EXERCISE DIRECTIONS: Transcribe the material word for word, but without the images.

COLLECTED MATERIAL:
◇ ◇ ◇ ◇

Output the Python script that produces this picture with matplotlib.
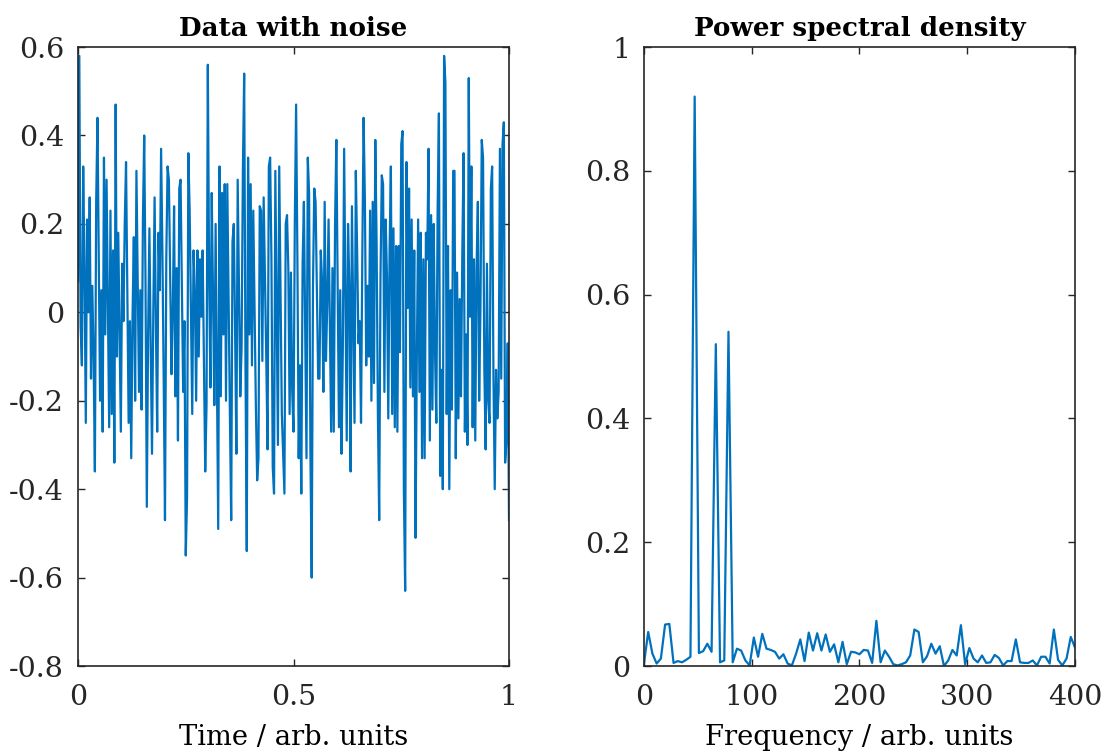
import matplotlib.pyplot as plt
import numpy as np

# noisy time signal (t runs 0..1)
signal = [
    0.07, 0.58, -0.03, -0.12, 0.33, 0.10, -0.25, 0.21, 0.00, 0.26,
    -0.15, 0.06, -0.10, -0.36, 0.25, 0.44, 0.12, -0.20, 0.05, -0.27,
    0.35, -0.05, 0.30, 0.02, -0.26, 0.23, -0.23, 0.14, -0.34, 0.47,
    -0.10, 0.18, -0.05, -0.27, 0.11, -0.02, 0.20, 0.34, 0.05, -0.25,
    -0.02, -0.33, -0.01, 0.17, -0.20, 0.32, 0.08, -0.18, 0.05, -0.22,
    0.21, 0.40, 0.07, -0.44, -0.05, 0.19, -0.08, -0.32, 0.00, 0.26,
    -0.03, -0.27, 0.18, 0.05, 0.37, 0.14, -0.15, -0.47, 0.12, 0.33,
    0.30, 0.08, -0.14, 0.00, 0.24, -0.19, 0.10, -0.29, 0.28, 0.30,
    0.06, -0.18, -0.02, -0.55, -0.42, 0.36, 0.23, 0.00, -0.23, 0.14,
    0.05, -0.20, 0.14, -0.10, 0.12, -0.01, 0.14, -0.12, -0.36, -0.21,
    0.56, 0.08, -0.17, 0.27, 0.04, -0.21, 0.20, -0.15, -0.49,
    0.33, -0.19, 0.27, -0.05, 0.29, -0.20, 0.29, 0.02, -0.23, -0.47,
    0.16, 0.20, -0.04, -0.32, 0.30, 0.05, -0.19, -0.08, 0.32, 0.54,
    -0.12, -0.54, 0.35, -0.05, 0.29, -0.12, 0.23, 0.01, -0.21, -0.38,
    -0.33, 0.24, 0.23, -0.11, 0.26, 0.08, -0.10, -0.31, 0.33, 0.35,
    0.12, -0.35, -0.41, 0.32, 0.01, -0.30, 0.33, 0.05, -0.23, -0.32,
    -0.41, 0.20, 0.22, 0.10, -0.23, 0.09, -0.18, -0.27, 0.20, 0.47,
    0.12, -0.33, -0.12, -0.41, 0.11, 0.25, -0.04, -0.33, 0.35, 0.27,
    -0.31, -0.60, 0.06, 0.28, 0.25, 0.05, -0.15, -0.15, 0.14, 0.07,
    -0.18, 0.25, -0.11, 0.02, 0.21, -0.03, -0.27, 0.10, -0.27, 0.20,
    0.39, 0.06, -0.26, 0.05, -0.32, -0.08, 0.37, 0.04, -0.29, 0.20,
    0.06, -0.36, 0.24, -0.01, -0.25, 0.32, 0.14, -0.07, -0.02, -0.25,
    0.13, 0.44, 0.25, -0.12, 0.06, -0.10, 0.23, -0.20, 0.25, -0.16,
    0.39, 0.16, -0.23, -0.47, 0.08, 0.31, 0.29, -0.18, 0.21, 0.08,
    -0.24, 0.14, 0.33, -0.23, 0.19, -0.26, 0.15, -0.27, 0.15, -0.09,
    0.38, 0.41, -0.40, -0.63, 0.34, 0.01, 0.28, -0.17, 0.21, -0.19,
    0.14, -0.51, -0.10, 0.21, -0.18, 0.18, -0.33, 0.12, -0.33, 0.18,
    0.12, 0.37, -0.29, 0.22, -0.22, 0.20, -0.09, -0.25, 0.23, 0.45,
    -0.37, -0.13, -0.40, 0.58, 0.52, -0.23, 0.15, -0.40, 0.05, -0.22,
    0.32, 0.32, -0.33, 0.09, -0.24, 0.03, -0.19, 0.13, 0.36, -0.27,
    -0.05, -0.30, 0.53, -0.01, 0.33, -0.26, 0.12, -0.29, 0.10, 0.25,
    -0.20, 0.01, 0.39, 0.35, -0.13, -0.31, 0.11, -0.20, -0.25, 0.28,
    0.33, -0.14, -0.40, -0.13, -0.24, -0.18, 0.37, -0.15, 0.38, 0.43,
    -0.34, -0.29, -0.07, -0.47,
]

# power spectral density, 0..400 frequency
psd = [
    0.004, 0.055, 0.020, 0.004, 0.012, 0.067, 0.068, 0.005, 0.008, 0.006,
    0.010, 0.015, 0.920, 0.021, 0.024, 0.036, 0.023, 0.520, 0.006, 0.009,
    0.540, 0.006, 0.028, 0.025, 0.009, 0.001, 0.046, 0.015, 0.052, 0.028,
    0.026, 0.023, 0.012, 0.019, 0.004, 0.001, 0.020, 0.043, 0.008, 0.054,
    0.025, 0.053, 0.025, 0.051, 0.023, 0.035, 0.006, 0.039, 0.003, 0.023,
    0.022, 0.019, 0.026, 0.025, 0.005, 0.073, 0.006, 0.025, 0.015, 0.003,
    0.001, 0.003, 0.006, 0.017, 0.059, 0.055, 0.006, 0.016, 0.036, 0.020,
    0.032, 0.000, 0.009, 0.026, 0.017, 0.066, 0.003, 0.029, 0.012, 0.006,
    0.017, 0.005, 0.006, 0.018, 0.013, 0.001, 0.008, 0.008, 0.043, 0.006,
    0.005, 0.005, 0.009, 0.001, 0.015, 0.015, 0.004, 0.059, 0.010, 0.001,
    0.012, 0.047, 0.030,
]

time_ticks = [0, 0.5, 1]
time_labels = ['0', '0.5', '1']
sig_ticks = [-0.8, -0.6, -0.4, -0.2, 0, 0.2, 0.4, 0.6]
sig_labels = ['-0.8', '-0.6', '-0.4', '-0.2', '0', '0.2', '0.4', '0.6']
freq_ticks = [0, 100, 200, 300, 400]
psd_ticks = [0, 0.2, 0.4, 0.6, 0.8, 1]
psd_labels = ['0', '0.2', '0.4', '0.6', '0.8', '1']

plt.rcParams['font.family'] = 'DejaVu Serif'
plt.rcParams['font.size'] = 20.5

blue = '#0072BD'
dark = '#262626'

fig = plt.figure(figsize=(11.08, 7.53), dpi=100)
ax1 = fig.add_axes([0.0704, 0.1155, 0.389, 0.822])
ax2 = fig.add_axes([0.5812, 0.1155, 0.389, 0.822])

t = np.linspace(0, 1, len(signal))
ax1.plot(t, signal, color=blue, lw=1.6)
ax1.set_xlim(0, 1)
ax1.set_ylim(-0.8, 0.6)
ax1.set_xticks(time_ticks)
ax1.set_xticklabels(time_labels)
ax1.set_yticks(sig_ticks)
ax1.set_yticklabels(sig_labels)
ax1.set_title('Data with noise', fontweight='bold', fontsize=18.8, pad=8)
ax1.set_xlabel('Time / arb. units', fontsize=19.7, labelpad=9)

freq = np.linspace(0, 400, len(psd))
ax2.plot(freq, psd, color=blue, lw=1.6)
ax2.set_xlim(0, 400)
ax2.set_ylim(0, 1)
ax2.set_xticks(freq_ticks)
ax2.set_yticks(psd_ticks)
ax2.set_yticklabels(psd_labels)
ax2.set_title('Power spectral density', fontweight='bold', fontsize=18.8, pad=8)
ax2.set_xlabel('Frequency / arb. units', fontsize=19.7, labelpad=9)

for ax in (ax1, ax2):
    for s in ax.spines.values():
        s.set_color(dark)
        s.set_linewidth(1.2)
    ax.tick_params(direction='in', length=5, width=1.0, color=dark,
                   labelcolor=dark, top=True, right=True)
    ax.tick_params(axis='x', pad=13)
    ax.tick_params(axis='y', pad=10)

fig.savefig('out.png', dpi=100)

◇ ◇ ◇ ◇

FINISHED TASK:
Output the Python script that produces this picture with matplotlib.
import matplotlib.pyplot as plt
import numpy as np

# noisy time signal (t runs 0..1)
signal = [
    0.07, 0.58, -0.03, -0.12, 0.33, 0.10, -0.25, 0.21, 0.00, 0.26,
    -0.15, 0.06, -0.10, -0.36, 0.25, 0.44, 0.12, -0.20, 0.05, -0.27,
    0.35, -0.05, 0.30, 0.02, -0.26, 0.23, -0.23, 0.14, -0.34, 0.47,
    -0.10, 0.18, -0.05, -0.27, 0.11, -0.02, 0.20, 0.34, 0.05, -0.25,
    -0.02, -0.33, -0.01, 0.17, -0.20, 0.32, 0.08, -0.18, 0.05, -0.22,
    0.21, 0.40, 0.07, -0.44, -0.05, 0.19, -0.08, -0.32, 0.00, 0.26,
    -0.03, -0.27, 0.18, 0.05, 0.37, 0.14, -0.15, -0.47, 0.12, 0.33,
    0.30, 0.08, -0.14, 0.00, 0.24, -0.19, 0.10, -0.29, 0.28, 0.30,
    0.06, -0.18, -0.02, -0.55, -0.42, 0.36, 0.23, 0.00, -0.23, 0.14,
    0.05, -0.20, 0.14, -0.10, 0.12, -0.01, 0.14, -0.12, -0.36, -0.21,
    0.56, 0.08, -0.17, 0.27, 0.04, -0.21, 0.20, -0.15, -0.49,
    0.33, -0.19, 0.27, -0.05, 0.29, -0.20, 0.29, 0.02, -0.23, -0.47,
    0.16, 0.20, -0.04, -0.32, 0.30, 0.05, -0.19, -0.08, 0.32, 0.54,
    -0.12, -0.54, 0.35, -0.05, 0.29, -0.12, 0.23, 0.01, -0.21, -0.38,
    -0.33, 0.24, 0.23, -0.11, 0.26, 0.08, -0.10, -0.31, 0.33, 0.35,
    0.12, -0.35, -0.41, 0.32, 0.01, -0.30, 0.33, 0.05, -0.23, -0.32,
    -0.41, 0.20, 0.22, 0.10, -0.23, 0.09, -0.18, -0.27, 0.20, 0.47,
    0.12, -0.33, -0.12, -0.41, 0.11, 0.25, -0.04, -0.33, 0.35, 0.27,
    -0.31, -0.60, 0.06, 0.28, 0.25, 0.05, -0.15, -0.15, 0.14, 0.07,
    -0.18, 0.25, -0.11, 0.02, 0.21, -0.03, -0.27, 0.10, -0.27, 0.20,
    0.39, 0.06, -0.26, 0.05, -0.32, -0.08, 0.37, 0.04, -0.29, 0.20,
    0.06, -0.36, 0.24, -0.01, -0.25, 0.32, 0.14, -0.07, -0.02, -0.25,
    0.13, 0.44, 0.25, -0.12, 0.06, -0.10, 0.23, -0.20, 0.25, -0.16,
    0.39, 0.16, -0.23, -0.47, 0.08, 0.31, 0.29, -0.18, 0.21, 0.08,
    -0.24, 0.14, 0.33, -0.23, 0.19, -0.26, 0.15, -0.27, 0.15, -0.09,
    0.38, 0.41, -0.40, -0.63, 0.34, 0.01, 0.28, -0.17, 0.21, -0.19,
    0.14, -0.51, -0.10, 0.21, -0.18, 0.18, -0.33, 0.12, -0.33, 0.18,
    0.12, 0.37, -0.29, 0.22, -0.22, 0.20, -0.09, -0.25, 0.23, 0.45,
    -0.37, -0.13, -0.40, 0.58, 0.52, -0.23, 0.15, -0.40, 0.05, -0.22,
    0.32, 0.32, -0.33, 0.09, -0.24, 0.03, -0.19, 0.13, 0.36, -0.27,
    -0.05, -0.30, 0.53, -0.01, 0.33, -0.26, 0.12, -0.29, 0.10, 0.25,
    -0.20, 0.01, 0.39, 0.35, -0.13, -0.31, 0.11, -0.20, -0.25, 0.28,
    0.33, -0.14, -0.40, -0.13, -0.24, -0.18, 0.37, -0.15, 0.38, 0.43,
    -0.34, -0.29, -0.07, -0.47,
]

# power spectral density, 0..400 frequency
psd = [
    0.004, 0.055, 0.020, 0.004, 0.012, 0.067, 0.068, 0.005, 0.008, 0.006,
    0.010, 0.015, 0.920, 0.021, 0.024, 0.036, 0.023, 0.520, 0.006, 0.009,
    0.540, 0.006, 0.028, 0.025, 0.009, 0.001, 0.046, 0.015, 0.052, 0.028,
    0.026, 0.023, 0.012, 0.019, 0.004, 0.001, 0.020, 0.043, 0.008, 0.054,
    0.025, 0.053, 0.025, 0.051, 0.023, 0.035, 0.006, 0.039, 0.003, 0.023,
    0.022, 0.019, 0.026, 0.025, 0.005, 0.073, 0.006, 0.025, 0.015, 0.003,
    0.001, 0.003, 0.006, 0.017, 0.059, 0.055, 0.006, 0.016, 0.036, 0.020,
    0.032, 0.000, 0.009, 0.026, 0.017, 0.066, 0.003, 0.029, 0.012, 0.006,
    0.017, 0.005, 0.006, 0.018, 0.013, 0.001, 0.008, 0.008, 0.043, 0.006,
    0.005, 0.005, 0.009, 0.001, 0.015, 0.015, 0.004, 0.059, 0.010, 0.001,
    0.012, 0.047, 0.030,
]

time_ticks = [0, 0.5, 1]
time_labels = ['0', '0.5', '1']
sig_ticks = [-0.8, -0.6, -0.4, -0.2, 0, 0.2, 0.4, 0.6]
sig_labels = ['-0.8', '-0.6', '-0.4', '-0.2', '0', '0.2', '0.4', '0.6']
freq_ticks = [0, 100, 200, 300, 400]
psd_ticks = [0, 0.2, 0.4, 0.6, 0.8, 1]
psd_labels = ['0', '0.2', '0.4', '0.6', '0.8', '1']

plt.rcParams['font.family'] = 'DejaVu Serif'
plt.rcParams['font.size'] = 20.5

blue = '#0072BD'
dark = '#262626'

fig = plt.figure(figsize=(11.08, 7.53), dpi=100)
ax1 = fig.add_axes([0.0704, 0.1155, 0.389, 0.822])
ax2 = fig.add_axes([0.5812, 0.1155, 0.389, 0.822])

t = np.linspace(0, 1, len(signal))
ax1.plot(t, signal, color=blue, lw=1.6)
ax1.set_xlim(0, 1)
ax1.set_ylim(-0.8, 0.6)
ax1.set_xticks(time_ticks)
ax1.set_xticklabels(time_labels)
ax1.set_yticks(sig_ticks)
ax1.set_yticklabels(sig_labels)
ax1.set_title('Data with noise', fontweight='bold', fontsize=18.8, pad=8)
ax1.set_xlabel('Time / arb. units', fontsize=19.7, labelpad=9)

freq = np.linspace(0, 400, len(psd))
ax2.plot(freq, psd, color=blue, lw=1.6)
ax2.set_xlim(0, 400)
ax2.set_ylim(0, 1)
ax2.set_xticks(freq_ticks)
ax2.set_yticks(psd_ticks)
ax2.set_yticklabels(psd_labels)
ax2.set_title('Power spectral density', fontweight='bold', fontsize=18.8, pad=8)
ax2.set_xlabel('Frequency / arb. units', fontsize=19.7, labelpad=9)

for ax in (ax1, ax2):
    for s in ax.spines.values():
        s.set_color(dark)
        s.set_linewidth(1.2)
    ax.tick_params(direction='in', length=5, width=1.0, color=dark,
                   labelcolor=dark, top=True, right=True)
    ax.tick_params(axis='x', pad=13)
    ax.tick_params(axis='y', pad=10)

fig.savefig('out.png', dpi=100)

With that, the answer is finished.